— begin —

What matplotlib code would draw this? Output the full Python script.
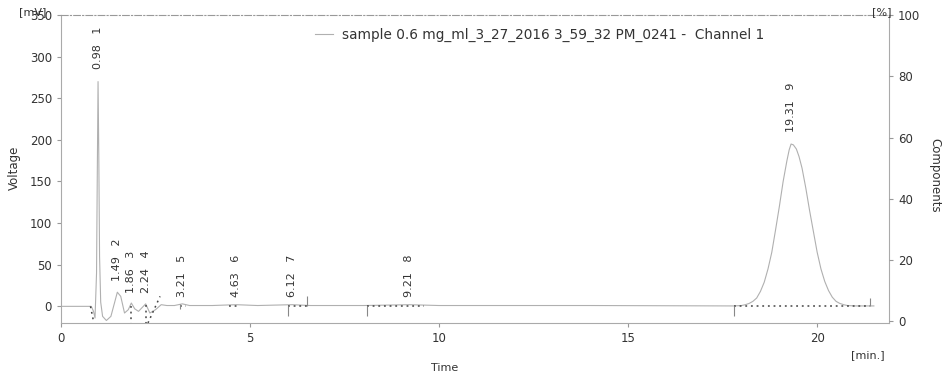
import matplotlib
matplotlib.use("Agg")
import matplotlib.pyplot as plt

# chromatogram trace (time in min, signal in mV)
trace_t = [0.0, 0.80, 0.86, 0.90, 0.94, 0.96, 0.98, 1.00, 1.02, 1.05, 1.10, 1.20, 1.32, 1.42, 1.49, 1.58,
           1.68, 1.78, 1.86, 1.95, 2.05, 2.24, 2.35, 2.50, 2.65, 2.80, 3.00, 3.21, 3.40, 4.00, 4.63, 5.20,
           6.12, 6.60, 8.00, 9.21, 10.0, 14.0, 17.8, 18.0, 18.1, 18.2, 18.3, 18.4, 18.5, 18.6, 18.7,
           18.8, 18.9, 19.0, 19.1, 19.2, 19.26, 19.31, 19.37, 19.45, 19.52, 19.6, 19.7, 19.8, 19.9,
           20.0, 20.1, 20.2, 20.3, 20.4, 20.5, 20.6, 20.7, 20.8, 21.0, 21.5]
trace_v = [0.0, 0.0, -6, -14, 40, 160, 270, 180, 60, 5, -12, -17, -12, 5, 17, 12,
           -8, -4, 4, -3, -6, 3, -8, -4, 2, 1, 1, 3, 1, 1, 2, 1,
           2, 1, 1, 2, 1, 1, 0.5, 1, 2, 3.5, 6, 10, 18, 29, 45,
           65, 92, 120, 150, 175, 188, 195, 194, 189, 180, 166, 142, 115, 90,
           65, 45, 30, 19, 11, 6, 3.5, 2, 1, 0.5, 0.5]

peak_times = [0.98, 1.49, 1.86, 2.24, 3.21, 4.63, 6.12, 9.21, 19.31]
peak_ids = [1, 2, 3, 4, 5, 6, 7, 8, 9]
label_base = [285, 31, 16, 16, 11, 11, 11, 11, 209]

# integration baselines (dotted) and segment marks
base_segments = [([0.78, 0.86], [0, -18]), ([1.86, 1.86], [0, -20]), ([2.24, 2.24], [2, -20]),
                 ([2.30, 2.62], [-20, 12]), ([3.15, 3.30], [1, 1]), ([4.45, 4.72], [1, 1]),
                 ([6.00, 6.50], [1, 1]), ([8.10, 9.60], [1, 1]), ([17.80, 21.40], [1, 1])]
mark_t = [3.15, 6.00, 6.50, 8.10, 17.80, 21.40]
mark_lo = [-3, -12, 1, -12, -12, 1]
mark_hi = [3, 1, 12, 1, 1, 10]

legend_text = "sample 0.6 mg_ml_3_27_2016 3_59_32 PM_0241 -  Channel 1"

W, H = 943, 379
fig = plt.figure(figsize=(W / 100, H / 100), dpi=100)
ax = fig.add_axes([61 / W, 1 - 323 / H, (889 - 61) / W, (323 - 15) / H])

grey = "#b0b0b0"
txt = "#333333"

ax.plot(trace_t, trace_v, color=grey, lw=0.8, label=legend_text)
for xs, ys in base_segments:
    ax.plot(xs, ys, color="#444444", lw=1.1, ls=(0, (1.2, 2.5)))
ax.vlines(mark_t, mark_lo, mark_hi, color="#888888", lw=0.8)

for t, n, b in zip(peak_times, peak_ids, label_base):
    ax.text(t, b, f"{t:.2f}   {n}", rotation=90, ha="center", va="bottom",
            fontsize=8, color=txt)

ax.set_xlim(0, 21.9)
ax.set_ylim(-20, 350)
ax.set_xticks([0, 5, 10, 15, 20])
ax.set_yticks([0, 50, 100, 150, 200, 250, 300, 350])
ax.tick_params(labelsize=8.5, colors="#999999", labelcolor=txt, length=3)

for side in ["left", "bottom", "right"]:
    ax.spines[side].set_color("#aaaaaa")
    ax.spines[side].set_linewidth(0.8)
ax.spines["top"].set_color("#999999")
ax.spines["top"].set_linestyle((0, (6, 2, 1, 2)))

ax2 = ax.twinx()
ax2.set_ylim(-0.5, 100)
ax2.set_yticks([0, 20, 40, 60, 80, 100])
ax2.tick_params(labelsize=8.5, colors="#999999", labelcolor=txt, length=3)
for s in ax2.spines.values():
    s.set_visible(False)

ax.legend(loc="center", bbox_to_anchor=(0.578, 0.934), frameon=False, fontsize=9.8,
          handlelength=1.3, handletextpad=0.7, labelcolor=txt)

fig.text(14 / W, 1 - 168 / H, "Voltage", rotation=90, ha="center", va="center", fontsize=8.5, color=txt)
fig.text(935 / W, 1 - 175 / H, "Components", rotation=270, ha="center", va="center", fontsize=8.5, color=txt)
fig.text(445 / W, 1 - 368 / H, "Time", ha="center", va="center", fontsize=8, color=txt)
fig.text(868 / W, 1 - 355 / H, "[min.]", ha="center", va="center", fontsize=8, color=txt)
fig.text(33 / W, 1 - 12 / H, "[mV]", ha="center", va="center", fontsize=8, color=txt)
fig.text(882 / W, 1 - 12 / H, "[%]", ha="center", va="center", fontsize=8, color=txt)

fig.savefig("out.png", dpi=100)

— end —

| EXERCISE INSTRUCTIONS |
Exactly as written, please give again the lines from the beginning of the listing through the line containing "0.6 mg_ml_3_27_2016 3_59_32", inclusive, without any pictures.

| TASK RESPONSE |
What matplotlib code would draw this? Output the full Python script.
import matplotlib
matplotlib.use("Agg")
import matplotlib.pyplot as plt

# chromatogram trace (time in min, signal in mV)
trace_t = [0.0, 0.80, 0.86, 0.90, 0.94, 0.96, 0.98, 1.00, 1.02, 1.05, 1.10, 1.20, 1.32, 1.42, 1.49, 1.58,
           1.68, 1.78, 1.86, 1.95, 2.05, 2.24, 2.35, 2.50, 2.65, 2.80, 3.00, 3.21, 3.40, 4.00, 4.63, 5.20,
           6.12, 6.60, 8.00, 9.21, 10.0, 14.0, 17.8, 18.0, 18.1, 18.2, 18.3, 18.4, 18.5, 18.6, 18.7,
           18.8, 18.9, 19.0, 19.1, 19.2, 19.26, 19.31, 19.37, 19.45, 19.52, 19.6, 19.7, 19.8, 19.9,
           20.0, 20.1, 20.2, 20.3, 20.4, 20.5, 20.6, 20.7, 20.8, 21.0, 21.5]
trace_v = [0.0, 0.0, -6, -14, 40, 160, 270, 180, 60, 5, -12, -17, -12, 5, 17, 12,
           -8, -4, 4, -3, -6, 3, -8, -4, 2, 1, 1, 3, 1, 1, 2, 1,
           2, 1, 1, 2, 1, 1, 0.5, 1, 2, 3.5, 6, 10, 18, 29, 45,
           65, 92, 120, 150, 175, 188, 195, 194, 189, 180, 166, 142, 115, 90,
           65, 45, 30, 19, 11, 6, 3.5, 2, 1, 0.5, 0.5]

peak_times = [0.98, 1.49, 1.86, 2.24, 3.21, 4.63, 6.12, 9.21, 19.31]
peak_ids = [1, 2, 3, 4, 5, 6, 7, 8, 9]
label_base = [285, 31, 16, 16, 11, 11, 11, 11, 209]

# integration baselines (dotted) and segment marks
base_segments = [([0.78, 0.86], [0, -18]), ([1.86, 1.86], [0, -20]), ([2.24, 2.24], [2, -20]),
                 ([2.30, 2.62], [-20, 12]), ([3.15, 3.30], [1, 1]), ([4.45, 4.72], [1, 1]),
                 ([6.00, 6.50], [1, 1]), ([8.10, 9.60], [1, 1]), ([17.80, 21.40], [1, 1])]
mark_t = [3.15, 6.00, 6.50, 8.10, 17.80, 21.40]
mark_lo = [-3, -12, 1, -12, -12, 1]
mark_hi = [3, 1, 12, 1, 1, 10]

legend_text = "sample 0.6 mg_ml_3_27_2016 3_59_32 PM_0241 -  Channel 1"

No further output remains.